Nouakchott was a small fishing village for hundreds of years. As recently as 1950, it had only about 200 residents. Drought throughout the 1970s brought migrants to the city, and its population swelled to about 150,000 in 1980. It now has just over 1 million people, and its urbanized area has changed from 5 km2 in 1965 to 150 km2 in 2016.
A 1965 close-up of Nouakchott from the Corona satellite shows the extent of the city at that time. Since then, the city’s expansion has been horizontal, spreading outward. Much of city’s urban growth occurs in informal settlements, which can be seen in the later Landsat images in the varying patterns of urban areas. Streets go in multiple directions and sprawl unevenly across the desert from the city’s center.
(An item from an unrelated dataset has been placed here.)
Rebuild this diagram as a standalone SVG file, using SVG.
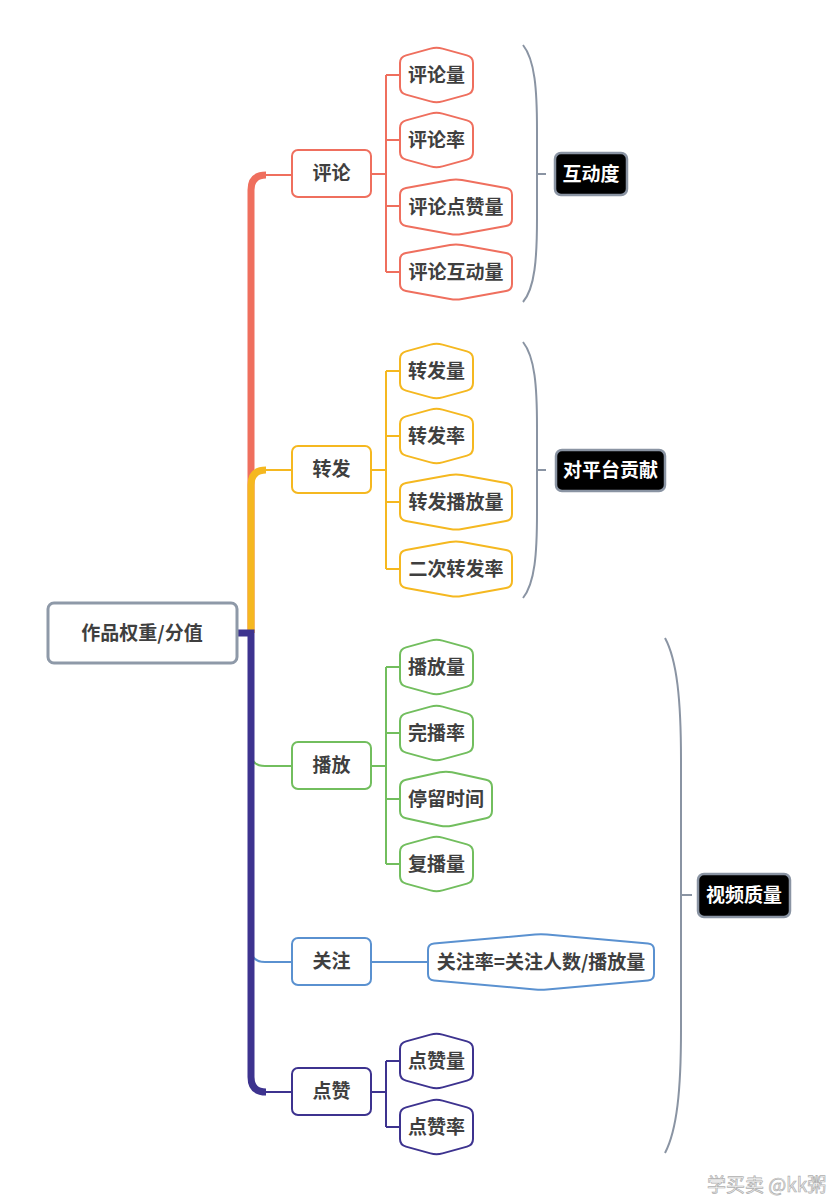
<svg xmlns="http://www.w3.org/2000/svg" xmlns:xlink="http://www.w3.org/1999/xlink" width="838" height="1200" viewBox="0 0 838 1200">
<style>
text{font-family:"Noto Sans CJK SC","Liberation Sans",sans-serif;font-weight:bold;font-size:19px;fill:#3f3f3f;text-anchor:middle}
.lbl{fill:#fff}
.wm{font-weight:normal;font-size:19px;fill:#f4f4f4;stroke:#b0b0b0;stroke-width:0.7;text-anchor:start}
.hex,.box{fill:#fff;stroke-width:2}
.root{fill:#fff;stroke:#8e99a8;stroke-width:3}
.tag{fill:#000;stroke:#8a94a3;stroke-width:2.5}
.brace{fill:none;stroke:#8a94a3;stroke-width:2}
.ln{fill:none;stroke-width:2}
.trunk{fill:none;stroke-width:7;stroke-linecap:butt}
.r{stroke:#EF6F5E}.y{stroke:#F5B820}.g{stroke:#72BE5E}.b{stroke:#5A91D0}.p{stroke:#3D338F}
</style>
<defs>
<path id="hex3" d="M 0,-12 Q 0,-18 6,-19.64 L 30.5,-26.36 Q 36.5,-28 42.5,-26.36 L 67,-19.64 Q 73,-18 73,-12 L 73,12 Q 73,18 67,19.64 L 42.5,26.36 Q 36.5,28 30.5,26.36 L 6,19.64 Q 0,18 0,12 Z"/>
<path id="hex4" d="M 0,-12 Q 0,-18 6,-19.3 L 40,-26.7 Q 46,-28 52,-26.7 L 86,-19.3 Q 92,-18 92,-12 L 92,12 Q 92,18 86,19.3 L 52,26.7 Q 46,28 40,26.7 L 6,19.3 Q 0,18 0,12 Z"/>
<path id="hex5" d="M 0,-12 Q 0,-18 6,-19.07 L 50,-26.93 Q 56,-28 62,-26.93 L 106,-19.07 Q 112,-18 112,-12 L 112,12 Q 112,18 106,19.07 L 62,26.93 Q 56,28 50,26.93 L 6,19.07 Q 0,18 0,12 Z"/>
<path id="hexW" d="M 0,-12 Q 0,-18 6,-18.53 L 107,-27.47 Q 113,-28 119,-27.47 L 220,-18.53 Q 226,-18 226,-12 L 226,12 Q 226,18 220,18.53 L 119,27.47 Q 113,28 107,27.47 L 6,18.53 Q 0,18 0,12 Z"/>
</defs>
<rect width="838" height="1200" fill="#fff"/>

<g id="connectors">
  <path class="trunk r" d="M 251 633 V 190 Q 251 175 266 175"/>
  <path class="ln r" stroke-width="5" d="M 264 175 H 292"/>
  <path class="ln g" d="M 251 752 Q 251 766 265 766 H 292"/>
  <path class="ln b" d="M 251 948 Q 251 962 265 962 H 292"/>
  <path class="trunk y" d="M 251 633 V 485 Q 251 470 266 470"/>
  <path class="ln y" stroke-width="5" d="M 264 470 H 292"/>
  <path class="trunk p" d="M 237 633 H 251 M 251 629.5 V 1077 Q 251 1092 266 1092"/>
  <path class="ln p" stroke-width="5" d="M 264 1092 H 292"/>
  <path class="ln r" d="M 371 174 H 386 M 386 75 V 272 M 386 75 H 400 M 386 140 H 400 M 386 206 H 400 M 386 272 H 400"/>
  <path class="ln y" d="M 371 470 H 386 M 386 371 V 569 M 386 371 H 400 M 386 436 H 400 M 386 502 H 400 M 386 569 H 400"/>
  <path class="ln g" d="M 371 766 H 386 M 386 667 V 864 M 386 667 H 400 M 386 733 H 400 M 386 799 H 400 M 386 864 H 400"/>
  <path class="ln b" d="M 371 962 H 428"/>
  <path class="ln p" d="M 371 1092 H 386 M 386 1061 V 1127 M 386 1061 H 400 M 386 1127 H 400"/>
  <path class="brace" d="M 523 45 C 535 60 537 90 537 130 L 537 218 C 537 258 535 288 523 302 M 537 174 H 546"/>
  <path class="brace" d="M 523 342 C 535 357 537 387 537 427 L 537 513 C 537 553 535 583 523 598 M 537 470 H 546"/>
  <path class="brace" d="M 665 638 C 677 660 681 700 681 760 L 681 1030 C 681 1090 677 1130 665 1153 M 681 895 H 692"/>
</g>

<g id="root"><rect class="root" x="48" y="603" width="189" height="60" rx="6"/><text x="142" y="640">作品权重/分值</text></g>

<g id="n-pinglun"><rect class="box r" x="292" y="150" width="79" height="47" rx="6"/><text x="331.5" y="180">评论</text></g>
<g id="n-zhuanfa"><rect class="box y" x="292" y="446" width="79" height="47" rx="6"/><text x="331.5" y="476">转发</text></g>
<g id="n-bofang"><rect class="box g" x="292" y="742" width="79" height="47" rx="6"/><text x="331.5" y="772">播放</text></g>
<g id="n-guanzhu"><rect class="box b" x="292" y="938" width="79" height="47" rx="6"/><text x="331.5" y="968">关注</text></g>
<g id="n-dianzan"><rect class="box p" x="292" y="1068" width="79" height="47" rx="6"/><text x="331.5" y="1098">点赞</text></g>

<g id="n-plliang"><use href="#hex3" x="400" y="75" class="hex r"/><text x="436.5" y="81.5">评论量</text></g>
<g id="n-pllv"><use href="#hex3" x="400" y="140" class="hex r"/><text x="436.5" y="146.5">评论率</text></g>
<g id="n-pldz"><use href="#hex5" x="400" y="207" class="hex r"/><text x="456" y="213.5">评论点赞量</text></g>
<g id="n-plhd"><use href="#hex5" x="400" y="272" class="hex r"/><text x="456" y="278.5">评论互动量</text></g>

<g id="n-zfliang"><use href="#hex3" x="400" y="371" class="hex y"/><text x="436.5" y="377.5">转发量</text></g>
<g id="n-zflv"><use href="#hex3" x="400" y="436" class="hex y"/><text x="436.5" y="442.5">转发率</text></g>
<g id="n-zfbf"><use href="#hex5" x="400" y="502" class="hex y"/><text x="456" y="508.5">转发播放量</text></g>
<g id="n-eczf"><use href="#hex5" x="400" y="569" class="hex y"/><text x="456" y="575.5">二次转发率</text></g>

<g id="n-bfl"><use href="#hex3" x="400" y="667" class="hex g"/><text x="436.5" y="673.5">播放量</text></g>
<g id="n-wbl"><use href="#hex3" x="400" y="733" class="hex g"/><text x="436.5" y="739.5">完播率</text></g>
<g id="n-tlsj"><use href="#hex4" x="400" y="799" class="hex g"/><text x="446" y="805.5">停留时间</text></g>
<g id="n-fbl"><use href="#hex3" x="400" y="864" class="hex g"/><text x="436.5" y="870.5">复播量</text></g>

<g id="n-gzl"><use href="#hexW" x="428" y="962" class="hex b"/><text x="541" y="968.5">关注率=关注人数/播放量</text></g>

<g id="n-dzl"><use href="#hex3" x="400" y="1061" class="hex p"/><text x="436.5" y="1067.5">点赞量</text></g>
<g id="n-dzlv"><use href="#hex3" x="400" y="1127" class="hex p"/><text x="436.5" y="1133.5">点赞率</text></g>

<g id="t-hudong"><rect class="tag" x="555" y="153" width="72" height="42" rx="6"/><text class="lbl" x="591" y="180.5">互动度</text></g>
<g id="t-gongxian"><rect class="tag" x="556" y="450" width="109" height="41" rx="6"/><text class="lbl" x="610.5" y="477">对平台贡献</text></g>
<g id="t-zhiliang"><rect class="tag" x="698" y="874" width="92" height="43" rx="6"/><text class="lbl" x="744" y="902">视频质量</text></g>

<text class="wm" x="707" y="1192">学买卖 @kk粥</text>
</svg>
This may be against conventional wisdom, but this growing city in the desert is at high risk for flooding. The city is mostly below sea level and vulnerable to rising groundwater levels, seawater intrusions, porous soils, sand extractions, and heavy rains in low-lying areas.
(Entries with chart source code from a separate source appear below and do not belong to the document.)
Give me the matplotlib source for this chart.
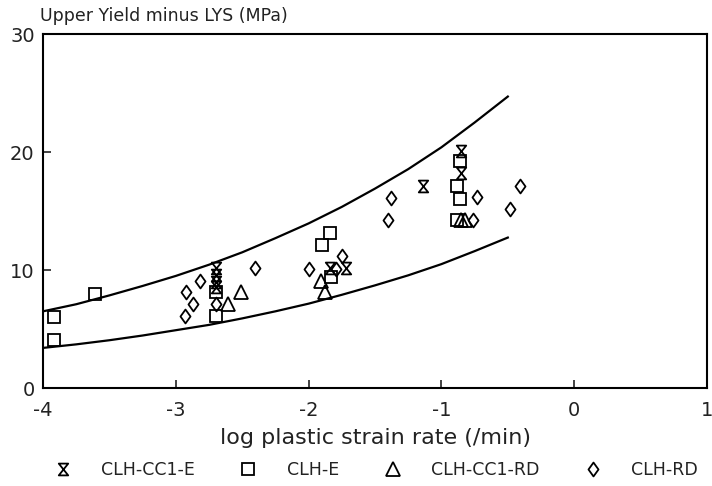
import matplotlib
matplotlib.use("Agg")
import matplotlib.pyplot as plt
from matplotlib.path import Path

plt.rcParams['font.family'] = ['DejaVu Sans']

# band curves
band_x = [-4.0, -3.75, -3.5, -3.25, -3.0, -2.75, -2.5, -2.25, -2.0, -1.75, -1.5, -1.25, -1.0, -0.75, -0.5]
upper_y = [6.5, 7.1, 7.85, 8.65, 9.5, 10.45, 11.5, 12.7, 13.95, 15.35, 16.9, 18.55, 20.4, 22.5, 24.7]
lower_y = [3.4, 3.7, 4.05, 4.45, 4.9, 5.35, 5.9, 6.5, 7.15, 7.9, 8.7, 9.55, 10.5, 11.6, 12.75]

# CLH-CC1-E
cc1e_x = [-2.70, -2.70, -2.70, -2.70, -1.84, -1.72, -1.14, -0.85, -0.85]
cc1e_y = [10.2, 9.6, 9.0, 8.6, 10.2, 10.2, 17.1, 20.1, 18.2]
# CLH-E
e_x = [-3.92, -3.92, -3.61, -2.70, -2.70, -1.90, -1.84, -1.83, -0.88, -0.86, -0.86, -0.88]
e_y = [6.0, 4.1, 8.0, 8.1, 6.1, 12.1, 13.1, 9.4, 17.1, 19.2, 16.0, 14.2]
# CLH-CC1-RD
cc1rd_x = [-2.61, -2.51, -1.91, -1.88, -0.82, -0.85]
cc1rd_y = [7.1, 8.1, 9.1, 8.1, 14.2, 14.2]
# CLH-RD
rd_x = [-2.92, -2.87, -2.93, -2.82, -2.40, -2.70, -2.00, -1.75, -1.79, -1.38, -1.40, -0.73, -0.48, -0.41, -0.76]
rd_y = [8.1, 7.1, 6.1, 9.1, 10.2, 7.1, 10.1, 11.2, 10.1, 16.1, 14.2, 16.2, 15.2, 17.1, 14.2]

hourglass = Path([(-0.8, 1), (0.8, 1), (-0.8, -1), (0.8, -1), (-0.8, 1)],
                 [Path.MOVETO, Path.LINETO, Path.LINETO, Path.LINETO, Path.CLOSEPOLY])
diamond = Path([(0, 1), (0.72, 0), (0, -1), (-0.72, 0), (0, 1)],
               [Path.MOVETO, Path.LINETO, Path.LINETO, Path.LINETO, Path.CLOSEPOLY])

fig = plt.figure(figsize=(7.12, 4.86), dpi=100)
ax = fig.add_axes([0.0604, 0.2016, 0.9326, 0.7284])

ax.plot(band_x, upper_y, color='black', linewidth=1.6)
ax.plot(band_x, lower_y, color='black', linewidth=1.6)

mk = dict(linestyle='none', markerfacecolor='none', markeredgecolor='black', markeredgewidth=1.3)
ax.plot(cc1e_x, cc1e_y, marker=hourglass, markersize=8.5, label='CLH-CC1-E', **mk)
ax.plot(e_x, e_y, marker='s', markersize=8, label='CLH-E', **mk)
ax.plot(cc1rd_x, cc1rd_y, marker='^', markersize=9.5, label='CLH-CC1-RD', **mk)
ax.plot(rd_x, rd_y, marker=diamond, markersize=10, label='CLH-RD', **mk)

ax.set_xlim(-4, 1)
ax.set_ylim(0, 30)
ax.set_xticks([-4, -3, -2, -1, 0, 1])
ax.set_xticklabels(['-4', '-3', '-2', '-1', '0', '1'])
ax.set_yticks([0, 10, 20, 30])
ax.tick_params(direction='in', length=6, width=1.2, labelsize=14, colors='#222222')
ax.tick_params(axis='x', pad=9)
ax.tick_params(axis='y', pad=6)
for s in ax.spines.values():
    s.set_linewidth(1.5)

ax.set_xlabel('log plastic strain rate (/min)', fontsize=16, color='#222222', labelpad=6)
fig.text(0.056, 0.967, 'Upper Yield minus LYS (MPa)', fontsize=12.5, color='#222222', va='center')

fig.legend(loc='center', bbox_to_anchor=(0.528, 1 - 470 / 486), ncol=4, frameon=False,
           fontsize=12.5, handletextpad=1.7, columnspacing=2.6, handlelength=1.0,
           labelcolor='#222222')

plt.savefig('out.png', dpi=100)
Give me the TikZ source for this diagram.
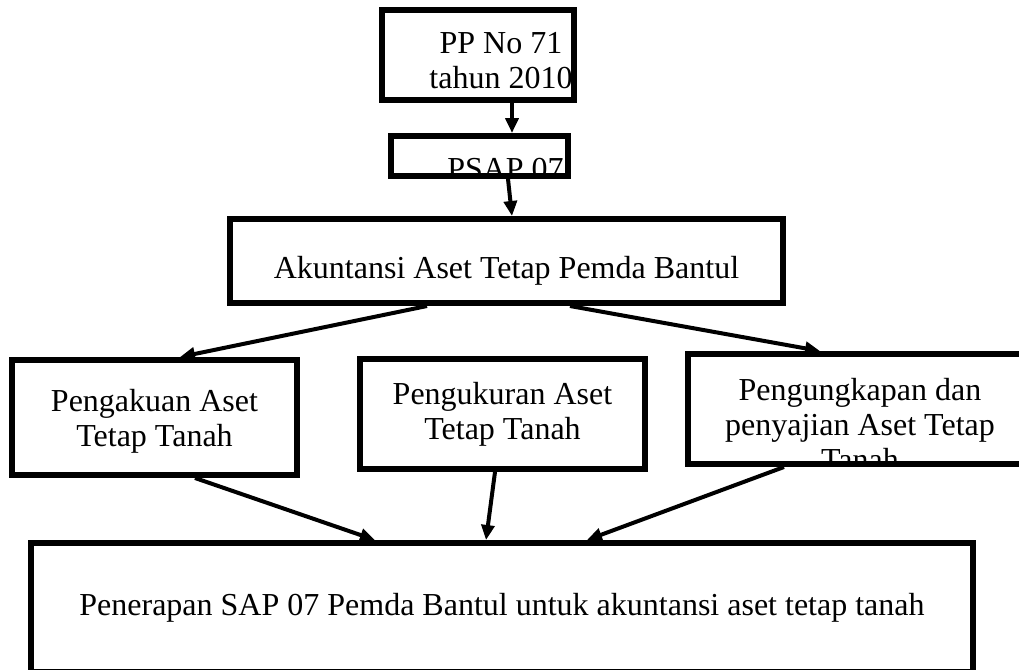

In recent years, the number of rainy days has been increasing. The biggest problem is that a large amount of rain can fall in a short period of time. Since the groundwater level is high, and the type of soil there is not very good at absorbing even a small amount of rain water, rain cannot infiltrate into the ground. These factors lead to a city at high risk. In fact, heavy rains in August 2013 caused flooding in Nouakchott and south-central Mauritania.